■ Exercise task
Write out the listing, please, but only from its first line through the line containing "import pandas as pd", exactly as given and without pictures.

# Start of Data excerpt

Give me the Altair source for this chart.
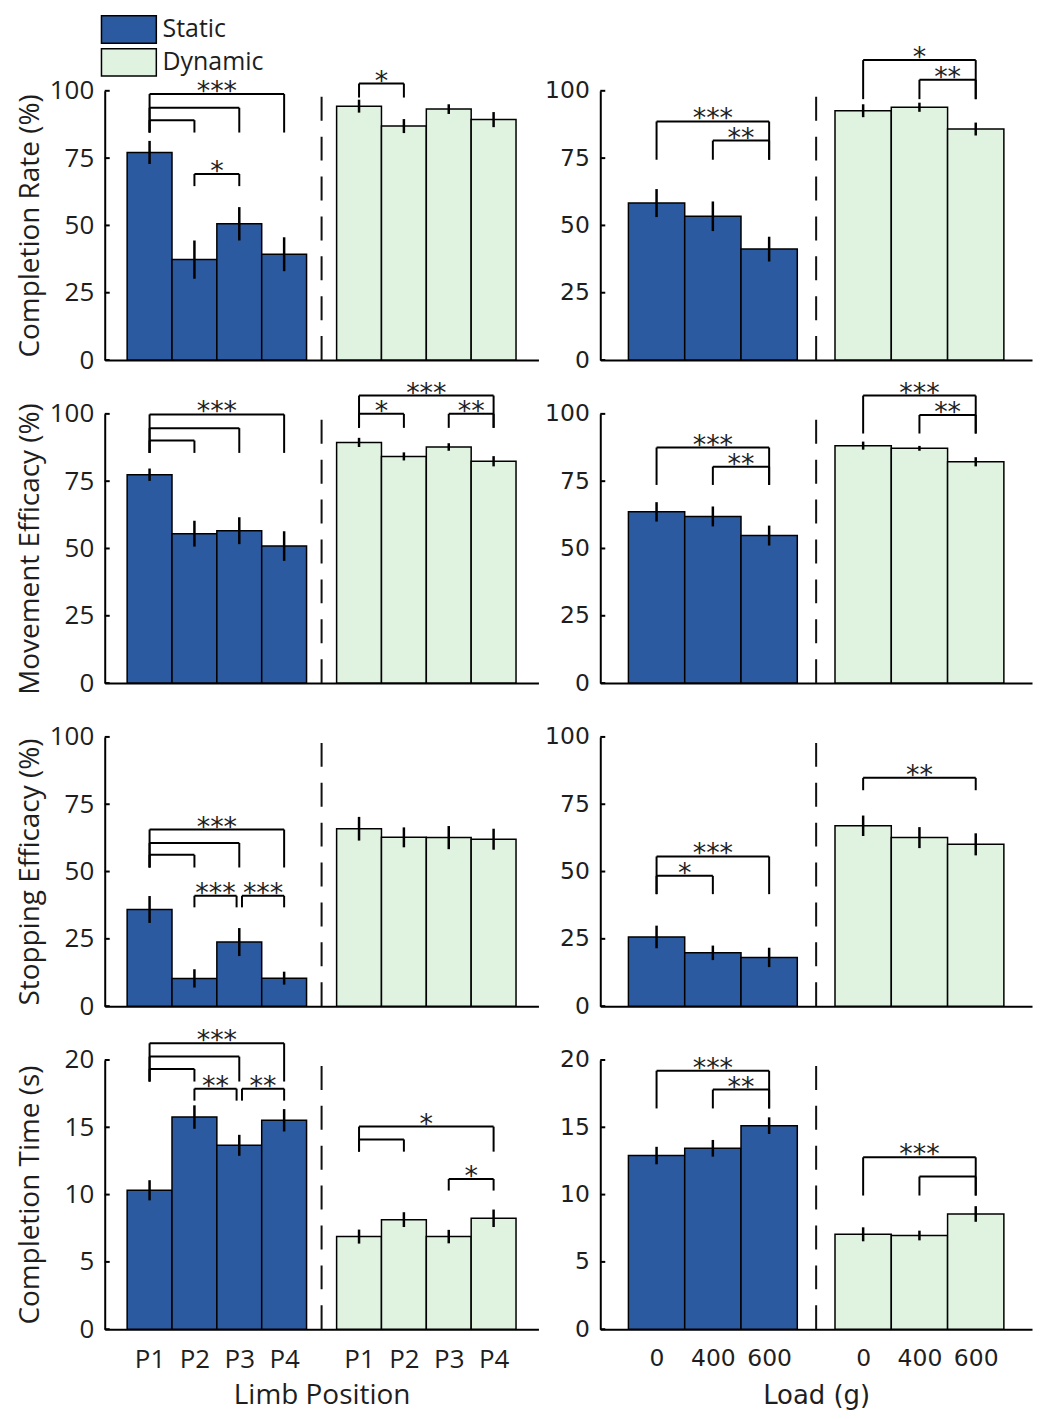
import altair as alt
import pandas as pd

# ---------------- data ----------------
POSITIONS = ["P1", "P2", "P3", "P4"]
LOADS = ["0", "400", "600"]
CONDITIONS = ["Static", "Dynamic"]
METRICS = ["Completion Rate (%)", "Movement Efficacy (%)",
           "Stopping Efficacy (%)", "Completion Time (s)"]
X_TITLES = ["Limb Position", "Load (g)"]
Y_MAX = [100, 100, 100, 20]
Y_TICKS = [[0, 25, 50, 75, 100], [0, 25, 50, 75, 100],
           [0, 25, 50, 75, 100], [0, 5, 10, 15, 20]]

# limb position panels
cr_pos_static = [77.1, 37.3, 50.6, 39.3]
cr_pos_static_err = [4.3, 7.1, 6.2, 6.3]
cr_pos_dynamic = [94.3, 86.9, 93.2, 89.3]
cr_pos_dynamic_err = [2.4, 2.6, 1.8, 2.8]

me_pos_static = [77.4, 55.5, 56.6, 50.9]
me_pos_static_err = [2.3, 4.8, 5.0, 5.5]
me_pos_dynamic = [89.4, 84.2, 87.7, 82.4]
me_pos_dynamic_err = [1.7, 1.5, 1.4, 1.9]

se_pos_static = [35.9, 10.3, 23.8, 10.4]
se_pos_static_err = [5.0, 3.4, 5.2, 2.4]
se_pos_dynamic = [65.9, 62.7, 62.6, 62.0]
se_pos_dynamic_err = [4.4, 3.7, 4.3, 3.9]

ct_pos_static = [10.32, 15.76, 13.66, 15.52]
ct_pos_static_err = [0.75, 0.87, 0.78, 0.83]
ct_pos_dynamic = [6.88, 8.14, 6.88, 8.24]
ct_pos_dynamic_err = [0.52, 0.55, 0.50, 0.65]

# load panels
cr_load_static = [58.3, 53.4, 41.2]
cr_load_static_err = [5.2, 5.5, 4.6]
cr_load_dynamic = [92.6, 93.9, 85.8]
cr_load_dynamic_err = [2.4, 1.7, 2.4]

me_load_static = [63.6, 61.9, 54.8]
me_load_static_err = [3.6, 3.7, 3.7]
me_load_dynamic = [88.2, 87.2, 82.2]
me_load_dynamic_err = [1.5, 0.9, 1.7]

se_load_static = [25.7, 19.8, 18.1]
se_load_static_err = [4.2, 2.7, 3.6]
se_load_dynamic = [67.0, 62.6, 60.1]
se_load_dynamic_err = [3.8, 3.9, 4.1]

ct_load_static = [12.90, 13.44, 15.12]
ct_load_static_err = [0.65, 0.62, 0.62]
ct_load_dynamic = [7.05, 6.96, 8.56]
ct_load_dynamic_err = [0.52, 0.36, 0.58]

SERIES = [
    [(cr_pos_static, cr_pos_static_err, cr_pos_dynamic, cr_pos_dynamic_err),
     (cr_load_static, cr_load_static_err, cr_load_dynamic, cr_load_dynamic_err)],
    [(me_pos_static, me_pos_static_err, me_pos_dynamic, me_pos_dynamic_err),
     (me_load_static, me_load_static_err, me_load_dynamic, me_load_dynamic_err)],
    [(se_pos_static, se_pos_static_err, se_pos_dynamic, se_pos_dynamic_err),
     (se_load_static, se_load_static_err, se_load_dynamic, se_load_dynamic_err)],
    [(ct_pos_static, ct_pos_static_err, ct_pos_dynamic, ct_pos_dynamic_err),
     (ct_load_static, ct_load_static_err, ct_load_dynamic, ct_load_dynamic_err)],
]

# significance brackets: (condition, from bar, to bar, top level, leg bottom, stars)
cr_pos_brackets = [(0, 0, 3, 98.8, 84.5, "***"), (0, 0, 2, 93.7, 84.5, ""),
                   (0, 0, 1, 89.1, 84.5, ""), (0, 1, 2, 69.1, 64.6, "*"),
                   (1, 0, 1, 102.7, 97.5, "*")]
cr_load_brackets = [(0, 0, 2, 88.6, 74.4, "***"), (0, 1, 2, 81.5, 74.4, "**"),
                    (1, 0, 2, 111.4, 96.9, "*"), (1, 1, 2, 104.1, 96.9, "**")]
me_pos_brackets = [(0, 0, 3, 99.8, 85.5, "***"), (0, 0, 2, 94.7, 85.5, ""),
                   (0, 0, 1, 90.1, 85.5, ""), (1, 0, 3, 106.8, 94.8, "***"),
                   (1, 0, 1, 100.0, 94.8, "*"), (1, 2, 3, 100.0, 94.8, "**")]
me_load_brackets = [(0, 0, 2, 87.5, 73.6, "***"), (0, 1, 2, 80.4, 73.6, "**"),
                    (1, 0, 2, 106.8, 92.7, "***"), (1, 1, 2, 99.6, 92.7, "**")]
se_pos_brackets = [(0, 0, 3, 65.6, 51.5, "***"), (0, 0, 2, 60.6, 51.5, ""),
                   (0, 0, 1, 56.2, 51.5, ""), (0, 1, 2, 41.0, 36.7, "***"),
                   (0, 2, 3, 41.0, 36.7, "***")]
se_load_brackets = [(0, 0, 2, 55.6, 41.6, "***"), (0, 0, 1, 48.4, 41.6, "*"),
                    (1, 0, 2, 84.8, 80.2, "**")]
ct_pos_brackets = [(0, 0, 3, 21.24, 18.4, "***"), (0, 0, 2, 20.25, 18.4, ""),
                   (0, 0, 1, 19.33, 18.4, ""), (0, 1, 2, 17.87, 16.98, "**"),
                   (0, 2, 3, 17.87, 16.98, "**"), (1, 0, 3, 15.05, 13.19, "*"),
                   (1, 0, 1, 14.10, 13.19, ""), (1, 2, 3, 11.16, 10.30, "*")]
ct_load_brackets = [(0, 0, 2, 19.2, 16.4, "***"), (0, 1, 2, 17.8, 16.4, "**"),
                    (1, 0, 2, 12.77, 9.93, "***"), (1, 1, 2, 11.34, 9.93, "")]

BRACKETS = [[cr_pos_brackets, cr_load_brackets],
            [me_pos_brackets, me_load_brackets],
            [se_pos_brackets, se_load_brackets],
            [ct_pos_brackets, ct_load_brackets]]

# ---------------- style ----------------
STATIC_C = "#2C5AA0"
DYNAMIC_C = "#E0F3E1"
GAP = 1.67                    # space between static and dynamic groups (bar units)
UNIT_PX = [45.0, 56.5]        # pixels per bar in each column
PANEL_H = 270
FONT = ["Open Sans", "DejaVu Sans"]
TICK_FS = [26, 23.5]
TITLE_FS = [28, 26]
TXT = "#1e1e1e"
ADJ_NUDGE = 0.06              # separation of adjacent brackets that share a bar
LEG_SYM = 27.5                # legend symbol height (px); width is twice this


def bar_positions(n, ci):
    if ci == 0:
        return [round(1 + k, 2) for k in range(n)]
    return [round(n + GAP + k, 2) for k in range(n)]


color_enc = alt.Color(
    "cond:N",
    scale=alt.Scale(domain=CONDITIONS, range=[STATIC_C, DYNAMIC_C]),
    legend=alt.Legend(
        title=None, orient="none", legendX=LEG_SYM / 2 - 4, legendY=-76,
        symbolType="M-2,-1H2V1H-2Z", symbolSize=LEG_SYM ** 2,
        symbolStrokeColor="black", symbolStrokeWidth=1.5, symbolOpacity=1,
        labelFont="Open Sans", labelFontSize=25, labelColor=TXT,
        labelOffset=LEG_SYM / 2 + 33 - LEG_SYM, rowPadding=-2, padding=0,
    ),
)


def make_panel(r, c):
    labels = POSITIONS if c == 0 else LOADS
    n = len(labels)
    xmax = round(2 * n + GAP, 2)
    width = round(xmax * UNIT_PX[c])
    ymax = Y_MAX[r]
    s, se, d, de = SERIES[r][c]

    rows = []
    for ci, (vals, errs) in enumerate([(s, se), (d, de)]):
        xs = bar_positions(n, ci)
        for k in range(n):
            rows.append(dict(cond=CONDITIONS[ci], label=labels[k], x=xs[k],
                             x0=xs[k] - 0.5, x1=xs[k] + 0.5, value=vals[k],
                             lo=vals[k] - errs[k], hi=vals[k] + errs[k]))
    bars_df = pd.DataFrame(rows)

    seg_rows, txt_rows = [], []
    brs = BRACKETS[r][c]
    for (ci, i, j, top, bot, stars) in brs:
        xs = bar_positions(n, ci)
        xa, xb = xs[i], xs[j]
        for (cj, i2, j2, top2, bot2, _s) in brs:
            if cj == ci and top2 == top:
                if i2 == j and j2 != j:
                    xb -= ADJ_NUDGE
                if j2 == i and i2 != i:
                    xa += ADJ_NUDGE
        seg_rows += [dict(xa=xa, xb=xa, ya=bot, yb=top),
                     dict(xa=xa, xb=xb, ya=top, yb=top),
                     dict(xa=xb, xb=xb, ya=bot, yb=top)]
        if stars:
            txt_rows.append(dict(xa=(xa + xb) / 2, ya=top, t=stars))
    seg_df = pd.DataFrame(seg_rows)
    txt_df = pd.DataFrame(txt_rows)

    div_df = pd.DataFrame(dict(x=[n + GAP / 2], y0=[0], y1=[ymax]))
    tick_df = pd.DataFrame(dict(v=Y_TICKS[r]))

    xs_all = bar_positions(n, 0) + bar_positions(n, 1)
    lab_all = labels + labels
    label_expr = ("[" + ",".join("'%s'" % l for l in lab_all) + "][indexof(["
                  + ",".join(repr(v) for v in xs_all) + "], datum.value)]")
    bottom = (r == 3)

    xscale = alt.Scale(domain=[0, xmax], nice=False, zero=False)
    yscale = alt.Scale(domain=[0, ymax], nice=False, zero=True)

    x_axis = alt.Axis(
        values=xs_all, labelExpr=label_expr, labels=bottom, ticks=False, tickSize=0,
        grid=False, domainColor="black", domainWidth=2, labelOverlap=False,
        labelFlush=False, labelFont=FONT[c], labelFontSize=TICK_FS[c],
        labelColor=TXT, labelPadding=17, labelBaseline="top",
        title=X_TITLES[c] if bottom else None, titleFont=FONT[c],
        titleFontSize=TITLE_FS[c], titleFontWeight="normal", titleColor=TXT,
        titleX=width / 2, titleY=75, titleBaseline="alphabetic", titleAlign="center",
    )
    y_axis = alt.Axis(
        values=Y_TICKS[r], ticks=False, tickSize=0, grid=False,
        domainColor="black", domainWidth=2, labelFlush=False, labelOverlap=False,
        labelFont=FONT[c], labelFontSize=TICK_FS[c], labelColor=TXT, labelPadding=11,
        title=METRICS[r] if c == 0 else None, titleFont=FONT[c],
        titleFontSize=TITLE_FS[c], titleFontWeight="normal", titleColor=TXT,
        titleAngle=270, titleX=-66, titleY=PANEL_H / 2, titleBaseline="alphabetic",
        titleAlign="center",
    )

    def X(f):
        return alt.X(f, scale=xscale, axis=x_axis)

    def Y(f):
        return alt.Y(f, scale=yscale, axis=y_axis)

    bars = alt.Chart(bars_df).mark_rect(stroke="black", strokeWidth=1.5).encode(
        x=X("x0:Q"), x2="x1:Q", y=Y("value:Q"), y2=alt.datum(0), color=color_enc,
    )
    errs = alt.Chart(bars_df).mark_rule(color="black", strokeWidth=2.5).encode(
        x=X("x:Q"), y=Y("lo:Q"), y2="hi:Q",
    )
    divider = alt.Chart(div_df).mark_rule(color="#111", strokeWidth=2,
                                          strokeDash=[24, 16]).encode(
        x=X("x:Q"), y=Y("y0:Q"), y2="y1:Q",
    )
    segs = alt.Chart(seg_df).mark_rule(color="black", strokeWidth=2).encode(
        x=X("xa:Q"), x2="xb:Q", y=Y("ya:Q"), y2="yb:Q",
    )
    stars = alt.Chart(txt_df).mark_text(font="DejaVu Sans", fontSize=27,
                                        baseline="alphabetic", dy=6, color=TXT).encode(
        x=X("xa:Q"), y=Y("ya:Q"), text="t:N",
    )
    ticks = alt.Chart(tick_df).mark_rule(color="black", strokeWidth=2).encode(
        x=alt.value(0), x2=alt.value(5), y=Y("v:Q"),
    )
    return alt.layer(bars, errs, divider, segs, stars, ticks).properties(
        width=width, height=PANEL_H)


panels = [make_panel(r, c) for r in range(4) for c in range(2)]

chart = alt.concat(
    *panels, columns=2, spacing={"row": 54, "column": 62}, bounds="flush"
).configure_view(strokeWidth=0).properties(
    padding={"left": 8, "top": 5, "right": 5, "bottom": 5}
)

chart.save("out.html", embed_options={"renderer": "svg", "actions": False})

# End of Data excerpt

■ Result below
Give me the Altair source for this chart.
import altair as alt
import pandas as pd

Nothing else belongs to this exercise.